I'd been running against the wind since Mile 3, and I felt like I had nothing left. I started to pray, and all of a sudden the wind stopped and the sun went behind the clouds. Then, Hannah's favorite song, "Indescribable" came on my shuffle. I choked back tears. Usually, I have a little kick at the end of my runs, but was spent and just couldn't pull it out. I am not kidding you, there was a gust of wind that nudged me on and I found the strength to pick up the pace a bit. It was all for Hannah and done on His strength, cause mine was gone at Mile 3.
I am so excited about my 7 miler this Saturday. I am going to dedicate each mile beforehand (like Lindsey did) and hopefully that will help out with my determination at each mile mark.

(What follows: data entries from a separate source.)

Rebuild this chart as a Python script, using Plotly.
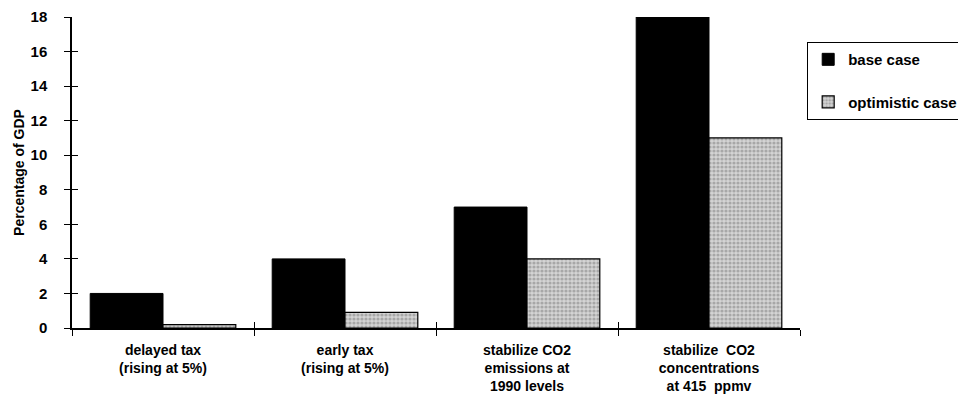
import plotly.graph_objects as go

categories = [
    "delayed tax<br>(rising at 5%)",
    "early tax<br>(rising at 5%)",
    "stabilize CO2<br>emissions at<br>1990 levels",
    "stabilize  CO2<br>concentrations<br>at 415  ppmv",
]
base_case = [2.0, 4.0, 7.0, 18.0]
optimistic_case = [0.2, 0.9, 4.0, 11.0]
y_ticks = [0, 2, 4, 6, 8, 10, 12, 14, 16, 18]

FONT = dict(family="Liberation Sans, Arial, sans-serif", size=15, color="black", weight="bold")
XFONT = dict(family="Liberation Sans, Arial, sans-serif", size=14, color="black", weight="bold")

fig = go.Figure()
fig.add_trace(go.Bar(
    x=categories, y=base_case, name="base case",
    marker=dict(color="black", line=dict(color="black", width=1)),
    legendgroup="a",
))
fig.add_trace(go.Bar(
    x=categories, y=optimistic_case, name="optimistic case",
    marker=dict(color="#cfcfcf", line=dict(color="black", width=1.2),
                pattern=dict(shape=".", fgcolor="#7a7a7a", bgcolor="#d4d4d4",
                             size=4, solidity=0.5)),
    legendgroup="b",
))
# invisible helper trace for the inner half of the crossing ticks
fig.add_trace(go.Scatter(
    x=categories, y=base_case, xaxis="x2", yaxis="y2",
    mode="markers", marker=dict(opacity=0), showlegend=False, hoverinfo="skip",
))

fig.update_layout(
    width=966, height=410,
    margin=dict(l=64, r=174, t=9, b=90, autoexpand=False),
    paper_bgcolor="white", plot_bgcolor="white",
    barmode="group", bargap=0.2, bargroupgap=0.0,
    font=FONT,
    showlegend=True,
    legend=dict(
        x=1.0096, y=0.92, xanchor="left", yanchor="top",
        bordercolor="black", borderwidth=1.2, bgcolor="white",
        font=FONT, traceorder="grouped", tracegroupgap=20,
        itemwidth=30,
    ),
    xaxis=dict(
        type="category", range=[-0.5, 3.5], automargin=False,
        showline=True, linecolor="black", linewidth=1.5,
        ticks="outside", ticklen=6, tickwidth=1.2, tickcolor="black",
        tickson="boundaries", showgrid=False, zeroline=False,
        tickfont=XFONT, ticklabelstandoff=8, ticklabeloverflow="allow",
    ),
    xaxis2=dict(
        type="category", range=[-0.5, 3.5], overlaying="x", anchor="y2",
        showline=False, ticks="inside", ticklen=6, tickwidth=1.2, tickcolor="black",
        tickson="boundaries", showticklabels=False, showgrid=False, zeroline=False,
        side="bottom", automargin=False,
    ),
    yaxis=dict(
        range=[0, 18], tickvals=y_ticks, ticktext=[str(v) for v in y_ticks],
        automargin=False,
        showline=True, linecolor="black", linewidth=1.5,
        ticks="outside", ticklen=6, tickwidth=1.2, tickcolor="black",
        showgrid=False, zeroline=False, tickfont=FONT, ticklabelstandoff=14,
        ticklabeloverflow="allow",
        title=dict(text="Percentage of GDP", font=dict(family=FONT["family"], size=14, color="black", weight="bold"), standoff=3),
    ),
    yaxis2=dict(
        range=[0, 18], tickvals=y_ticks, overlaying="y", anchor="x2", side="left",
        showline=False, ticks="inside", ticklen=6, tickwidth=1.2, tickcolor="black",
        showticklabels=False, showgrid=False, zeroline=False, automargin=False,
    ),
)

fig.write_html("out.html")
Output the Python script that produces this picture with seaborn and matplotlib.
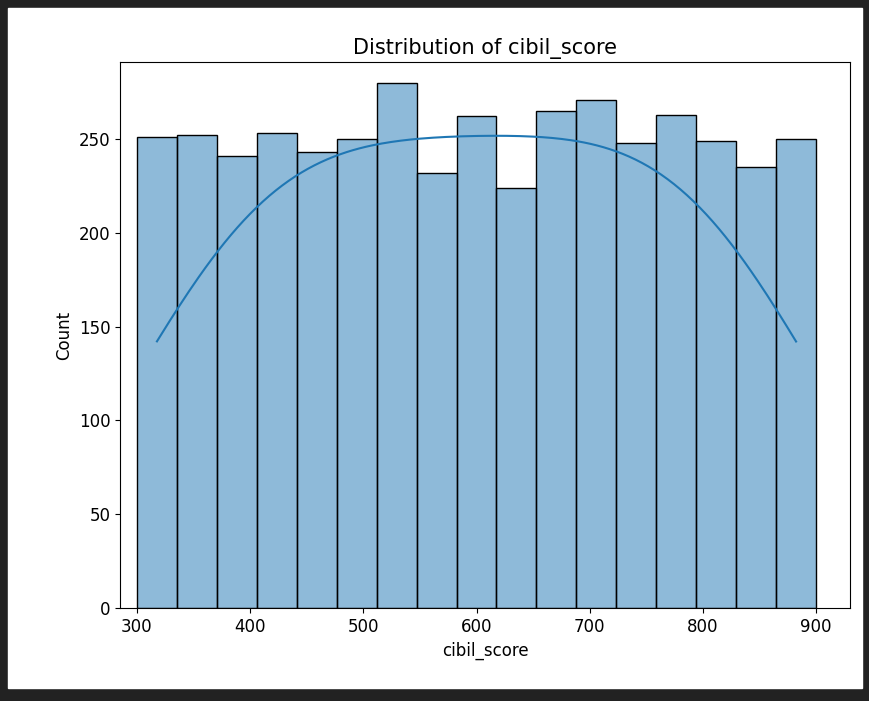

Looking forward to hearing about your runs!
A-train
Monday, August 11, 2008
Somedays a dollar
I woke up at 3am saturday morning, not really sure how I was really going to run 18, get in an icebath, walk the dog, shower, stretch and be ready to roll to Houston by 7am. I decided when I woke up that somedays are a dollar and somedays 99, I was just going to "do my best and forget the rest". I finished 18 in record time (my personal record), feeling wonderful, and accept for having to pee in someone's front yard along the way(it was very dark so I don't think anyone saw me) nothing major happened to inhibit my ability to finish, I even finished the last two pretty fast. I did stop at the house at 15 1/2 to use the bathroom again, and had a couple of swigs of propel, it did the trick. I threw the leash on the dog, and we walked a short walk, good for my legs. I threw her in the back yard with some food and water, grabbed a bag of ice from the freezer and while the bathtub filled I stretched a little. Then I relaxed in the cold for about ten minutes before turning on the shower and shaving my legs very quickly(another record set). Before I knew it I was all packed and doing yoga on the front porch waiting for everyone to arrive. Of course they were 20min late, and I was a little ticked that I didn't get to spend more time icing. I ended up running around Houston all evening getting kegs and liquor and food and ice for the party, since I was the only sober one around. Around eleven that night I crashed, and sleep never felt so good. This week will be a light week, and then the following week I'll increase again. I was so excited to hear about Amanda's 6 miler, and I can't wait until she blogs it for y'all to read too, its awesome when it all comes together and you know that you are doing exactly what you should be. Keep on keepin' on-LJ
Sunday, August 10, 2008
Some Good News about Treadmills
I was reading my Jeff Galloway book today, and he says that "More and more runners are using treadmills for at least 50% of their short runs - particularly those who have small children. It is a fact that treadmills tend to tell you that you have gone further or faster than you really have (but usually not more than 10%). But if you run on a treadmill for the number of minutes assigned, at the effort level you are used to (no huffing and puffing), you will get close enough to the training effect you wish. To ensure that you have run enough miles, feel free to add 10% to your assigned mileage."